SHORT TASK
Each line containing the word "React" should be found and copied.

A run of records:
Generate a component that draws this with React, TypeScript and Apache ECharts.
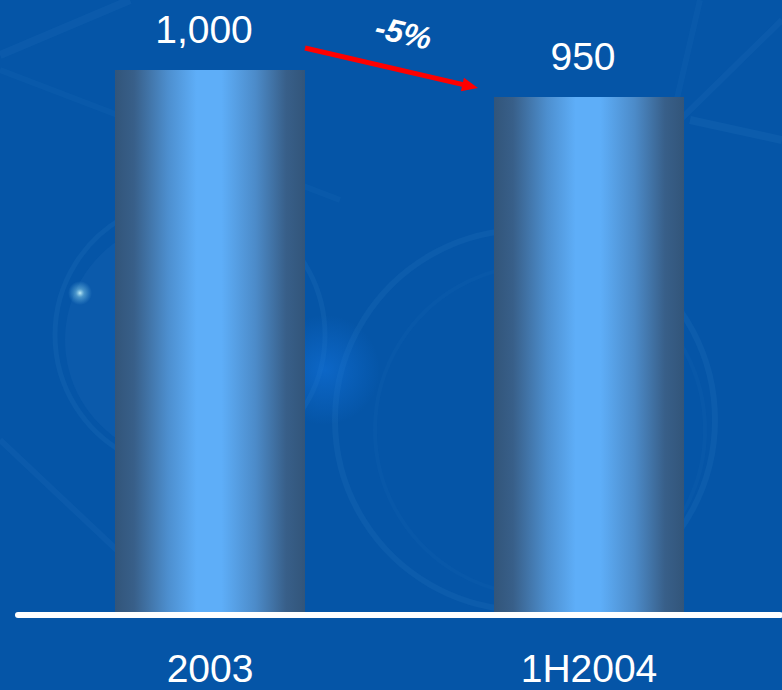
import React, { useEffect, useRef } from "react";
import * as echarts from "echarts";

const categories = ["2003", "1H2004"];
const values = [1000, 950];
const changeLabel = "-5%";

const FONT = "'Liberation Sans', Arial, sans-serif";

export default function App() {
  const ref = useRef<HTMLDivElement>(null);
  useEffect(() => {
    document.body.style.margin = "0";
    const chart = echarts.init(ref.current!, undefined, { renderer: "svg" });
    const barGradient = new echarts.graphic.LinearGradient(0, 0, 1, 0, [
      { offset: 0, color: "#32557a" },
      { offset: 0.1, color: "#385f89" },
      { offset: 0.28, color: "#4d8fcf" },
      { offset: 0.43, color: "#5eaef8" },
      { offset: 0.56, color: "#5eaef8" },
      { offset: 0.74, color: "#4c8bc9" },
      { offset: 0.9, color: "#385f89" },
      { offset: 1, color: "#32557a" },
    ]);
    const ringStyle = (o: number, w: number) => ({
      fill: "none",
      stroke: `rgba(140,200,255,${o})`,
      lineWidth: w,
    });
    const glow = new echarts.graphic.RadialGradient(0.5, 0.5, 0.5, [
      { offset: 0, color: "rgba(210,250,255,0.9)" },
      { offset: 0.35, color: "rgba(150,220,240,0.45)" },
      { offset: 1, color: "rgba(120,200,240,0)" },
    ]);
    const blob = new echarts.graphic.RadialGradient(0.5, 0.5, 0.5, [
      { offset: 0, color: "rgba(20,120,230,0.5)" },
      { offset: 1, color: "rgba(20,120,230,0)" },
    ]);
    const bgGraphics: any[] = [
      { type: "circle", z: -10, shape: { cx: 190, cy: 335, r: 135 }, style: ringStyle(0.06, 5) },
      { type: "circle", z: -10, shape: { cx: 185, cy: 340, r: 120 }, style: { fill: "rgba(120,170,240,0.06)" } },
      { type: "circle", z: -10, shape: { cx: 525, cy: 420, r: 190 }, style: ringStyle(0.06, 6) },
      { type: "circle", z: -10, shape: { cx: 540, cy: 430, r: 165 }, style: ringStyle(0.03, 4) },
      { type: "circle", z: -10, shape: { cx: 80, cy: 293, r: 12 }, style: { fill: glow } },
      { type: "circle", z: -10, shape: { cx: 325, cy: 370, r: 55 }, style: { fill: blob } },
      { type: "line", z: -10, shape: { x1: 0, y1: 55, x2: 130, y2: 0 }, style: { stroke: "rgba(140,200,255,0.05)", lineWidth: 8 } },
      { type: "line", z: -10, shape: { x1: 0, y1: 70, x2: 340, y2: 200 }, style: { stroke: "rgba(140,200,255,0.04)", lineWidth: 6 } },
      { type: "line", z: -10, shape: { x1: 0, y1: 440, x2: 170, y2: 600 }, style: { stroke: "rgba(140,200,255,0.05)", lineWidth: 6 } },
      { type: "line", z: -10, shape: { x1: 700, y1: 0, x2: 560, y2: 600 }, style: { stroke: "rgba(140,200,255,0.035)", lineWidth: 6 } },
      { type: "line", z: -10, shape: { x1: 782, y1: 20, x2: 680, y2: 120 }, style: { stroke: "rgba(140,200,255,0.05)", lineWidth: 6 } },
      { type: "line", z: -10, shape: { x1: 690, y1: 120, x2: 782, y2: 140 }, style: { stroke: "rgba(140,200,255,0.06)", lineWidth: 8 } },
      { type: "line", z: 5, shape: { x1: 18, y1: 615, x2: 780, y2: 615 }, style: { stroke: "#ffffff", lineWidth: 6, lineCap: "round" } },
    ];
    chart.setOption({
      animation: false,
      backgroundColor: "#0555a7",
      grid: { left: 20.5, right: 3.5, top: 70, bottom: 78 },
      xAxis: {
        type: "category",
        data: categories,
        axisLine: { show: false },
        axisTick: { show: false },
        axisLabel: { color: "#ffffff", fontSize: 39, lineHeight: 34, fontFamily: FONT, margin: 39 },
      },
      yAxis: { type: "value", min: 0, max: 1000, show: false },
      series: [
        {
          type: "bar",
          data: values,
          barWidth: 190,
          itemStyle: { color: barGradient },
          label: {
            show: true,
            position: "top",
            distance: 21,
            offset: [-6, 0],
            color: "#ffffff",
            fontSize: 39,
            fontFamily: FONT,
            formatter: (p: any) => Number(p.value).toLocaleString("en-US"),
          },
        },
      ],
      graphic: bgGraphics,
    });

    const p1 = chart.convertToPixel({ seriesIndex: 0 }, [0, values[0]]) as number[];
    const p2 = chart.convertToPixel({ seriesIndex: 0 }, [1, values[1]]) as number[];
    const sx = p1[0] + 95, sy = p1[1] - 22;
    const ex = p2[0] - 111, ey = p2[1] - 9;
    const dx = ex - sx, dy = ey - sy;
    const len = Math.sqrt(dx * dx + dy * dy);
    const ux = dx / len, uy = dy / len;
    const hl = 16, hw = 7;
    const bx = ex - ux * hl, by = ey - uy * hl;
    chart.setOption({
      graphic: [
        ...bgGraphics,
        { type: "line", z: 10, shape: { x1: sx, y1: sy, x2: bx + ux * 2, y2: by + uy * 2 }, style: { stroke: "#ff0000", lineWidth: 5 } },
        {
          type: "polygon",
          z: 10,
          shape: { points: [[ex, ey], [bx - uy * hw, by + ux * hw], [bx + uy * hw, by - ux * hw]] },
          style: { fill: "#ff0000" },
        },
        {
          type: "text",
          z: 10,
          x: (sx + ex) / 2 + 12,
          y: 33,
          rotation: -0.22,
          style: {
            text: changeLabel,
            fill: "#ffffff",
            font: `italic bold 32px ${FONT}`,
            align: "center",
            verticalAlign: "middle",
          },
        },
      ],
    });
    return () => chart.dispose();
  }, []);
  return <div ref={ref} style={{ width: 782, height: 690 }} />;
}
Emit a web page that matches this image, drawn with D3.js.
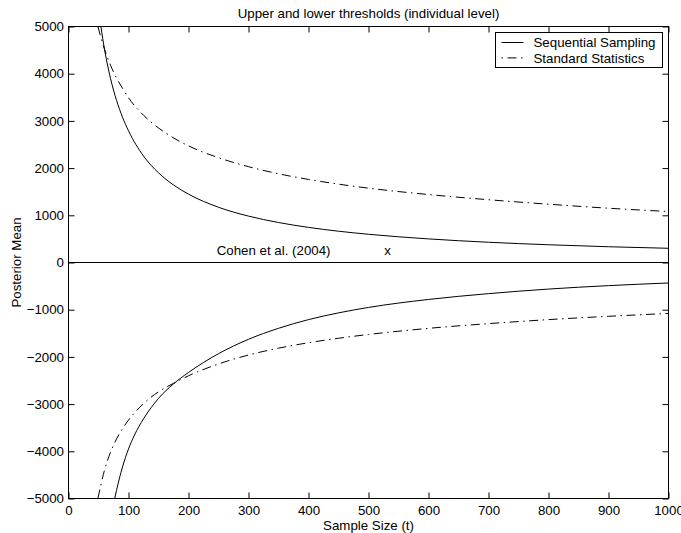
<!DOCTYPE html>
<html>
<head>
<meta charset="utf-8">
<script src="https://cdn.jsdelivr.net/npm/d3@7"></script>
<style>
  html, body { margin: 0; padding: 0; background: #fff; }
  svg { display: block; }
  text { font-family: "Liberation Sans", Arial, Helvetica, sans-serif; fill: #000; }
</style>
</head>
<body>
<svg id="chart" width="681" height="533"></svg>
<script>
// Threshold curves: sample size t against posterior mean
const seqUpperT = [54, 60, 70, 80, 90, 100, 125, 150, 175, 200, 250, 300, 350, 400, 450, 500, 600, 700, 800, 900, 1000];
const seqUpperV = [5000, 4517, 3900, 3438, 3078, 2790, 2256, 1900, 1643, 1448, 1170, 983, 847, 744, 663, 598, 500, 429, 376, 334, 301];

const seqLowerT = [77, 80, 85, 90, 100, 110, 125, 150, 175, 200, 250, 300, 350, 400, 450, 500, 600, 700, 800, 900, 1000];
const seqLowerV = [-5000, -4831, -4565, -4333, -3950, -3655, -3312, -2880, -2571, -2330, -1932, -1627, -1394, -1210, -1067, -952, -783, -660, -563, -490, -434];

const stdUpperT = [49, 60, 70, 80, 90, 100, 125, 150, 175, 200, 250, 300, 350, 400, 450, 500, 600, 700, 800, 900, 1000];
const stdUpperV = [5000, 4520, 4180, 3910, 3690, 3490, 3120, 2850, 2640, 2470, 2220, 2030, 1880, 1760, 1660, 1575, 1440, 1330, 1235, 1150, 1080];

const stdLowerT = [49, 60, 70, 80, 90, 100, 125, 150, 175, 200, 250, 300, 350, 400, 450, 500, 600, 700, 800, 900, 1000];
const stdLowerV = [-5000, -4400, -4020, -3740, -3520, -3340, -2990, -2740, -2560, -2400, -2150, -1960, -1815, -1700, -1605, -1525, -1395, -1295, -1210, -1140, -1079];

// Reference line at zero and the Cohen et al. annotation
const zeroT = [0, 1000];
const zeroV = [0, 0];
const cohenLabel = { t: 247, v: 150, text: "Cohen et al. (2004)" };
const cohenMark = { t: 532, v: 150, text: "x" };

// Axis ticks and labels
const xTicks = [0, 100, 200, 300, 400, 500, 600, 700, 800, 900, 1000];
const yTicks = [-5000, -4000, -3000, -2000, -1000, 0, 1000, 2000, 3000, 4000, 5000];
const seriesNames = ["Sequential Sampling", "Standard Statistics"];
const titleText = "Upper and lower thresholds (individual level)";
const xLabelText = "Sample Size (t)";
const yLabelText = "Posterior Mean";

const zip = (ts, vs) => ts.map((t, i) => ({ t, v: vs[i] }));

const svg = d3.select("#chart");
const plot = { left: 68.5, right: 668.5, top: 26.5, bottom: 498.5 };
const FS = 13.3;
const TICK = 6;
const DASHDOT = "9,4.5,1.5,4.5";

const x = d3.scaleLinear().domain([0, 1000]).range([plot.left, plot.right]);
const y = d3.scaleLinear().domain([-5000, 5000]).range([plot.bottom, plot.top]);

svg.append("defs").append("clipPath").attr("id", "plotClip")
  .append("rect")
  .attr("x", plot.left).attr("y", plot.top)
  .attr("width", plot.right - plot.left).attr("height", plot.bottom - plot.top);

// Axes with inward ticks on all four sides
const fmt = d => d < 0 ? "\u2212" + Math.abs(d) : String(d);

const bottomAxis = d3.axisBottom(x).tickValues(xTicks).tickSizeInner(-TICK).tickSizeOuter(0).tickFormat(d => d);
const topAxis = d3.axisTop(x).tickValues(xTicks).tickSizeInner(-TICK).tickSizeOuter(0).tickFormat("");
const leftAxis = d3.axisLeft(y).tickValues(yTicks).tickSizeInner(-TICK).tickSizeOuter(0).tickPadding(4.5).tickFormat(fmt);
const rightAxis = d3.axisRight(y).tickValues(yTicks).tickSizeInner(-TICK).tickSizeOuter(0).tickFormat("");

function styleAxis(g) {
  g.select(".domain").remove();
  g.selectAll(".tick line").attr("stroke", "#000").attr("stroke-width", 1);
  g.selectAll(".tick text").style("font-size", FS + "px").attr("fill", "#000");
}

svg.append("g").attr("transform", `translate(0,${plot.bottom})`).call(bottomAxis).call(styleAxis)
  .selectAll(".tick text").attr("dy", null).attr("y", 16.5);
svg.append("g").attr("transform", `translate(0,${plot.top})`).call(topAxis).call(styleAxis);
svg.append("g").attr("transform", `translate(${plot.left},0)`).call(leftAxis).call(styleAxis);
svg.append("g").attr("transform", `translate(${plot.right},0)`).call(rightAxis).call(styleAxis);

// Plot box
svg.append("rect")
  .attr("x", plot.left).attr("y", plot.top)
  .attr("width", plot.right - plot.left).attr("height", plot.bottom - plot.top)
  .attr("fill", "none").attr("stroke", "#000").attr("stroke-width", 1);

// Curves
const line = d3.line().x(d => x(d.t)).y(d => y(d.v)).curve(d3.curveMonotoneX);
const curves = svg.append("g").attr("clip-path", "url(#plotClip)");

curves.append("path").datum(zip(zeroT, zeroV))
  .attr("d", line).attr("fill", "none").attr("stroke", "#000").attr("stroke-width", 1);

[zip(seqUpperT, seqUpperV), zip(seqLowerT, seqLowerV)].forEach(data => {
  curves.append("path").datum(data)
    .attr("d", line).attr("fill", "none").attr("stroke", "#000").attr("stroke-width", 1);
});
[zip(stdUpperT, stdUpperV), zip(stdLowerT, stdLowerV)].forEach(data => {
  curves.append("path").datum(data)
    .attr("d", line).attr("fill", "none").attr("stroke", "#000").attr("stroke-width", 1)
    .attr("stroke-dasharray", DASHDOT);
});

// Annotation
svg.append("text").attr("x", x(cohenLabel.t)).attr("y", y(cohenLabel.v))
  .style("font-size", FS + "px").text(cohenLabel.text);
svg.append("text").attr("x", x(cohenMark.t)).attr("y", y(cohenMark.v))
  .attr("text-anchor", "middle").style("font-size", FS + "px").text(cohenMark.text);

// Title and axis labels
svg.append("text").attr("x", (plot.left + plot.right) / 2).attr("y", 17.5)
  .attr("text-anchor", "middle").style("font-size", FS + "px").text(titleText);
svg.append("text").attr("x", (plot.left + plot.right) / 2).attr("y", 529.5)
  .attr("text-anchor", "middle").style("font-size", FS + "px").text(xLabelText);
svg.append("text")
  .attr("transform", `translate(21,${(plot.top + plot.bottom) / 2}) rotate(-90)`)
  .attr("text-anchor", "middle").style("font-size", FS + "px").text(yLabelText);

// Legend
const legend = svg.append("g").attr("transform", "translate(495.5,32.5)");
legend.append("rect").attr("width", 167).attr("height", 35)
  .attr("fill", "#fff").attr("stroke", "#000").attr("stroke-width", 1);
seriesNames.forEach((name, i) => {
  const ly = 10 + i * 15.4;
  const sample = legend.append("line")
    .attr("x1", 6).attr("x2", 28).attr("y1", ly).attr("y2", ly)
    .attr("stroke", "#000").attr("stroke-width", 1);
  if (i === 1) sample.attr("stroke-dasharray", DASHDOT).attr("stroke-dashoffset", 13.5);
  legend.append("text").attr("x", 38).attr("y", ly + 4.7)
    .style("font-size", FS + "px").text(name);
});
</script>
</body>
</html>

FULL RESPONSE
Generate a component that draws this with React, TypeScript and Apache ECharts.
import React, { useEffect, useRef } from "react";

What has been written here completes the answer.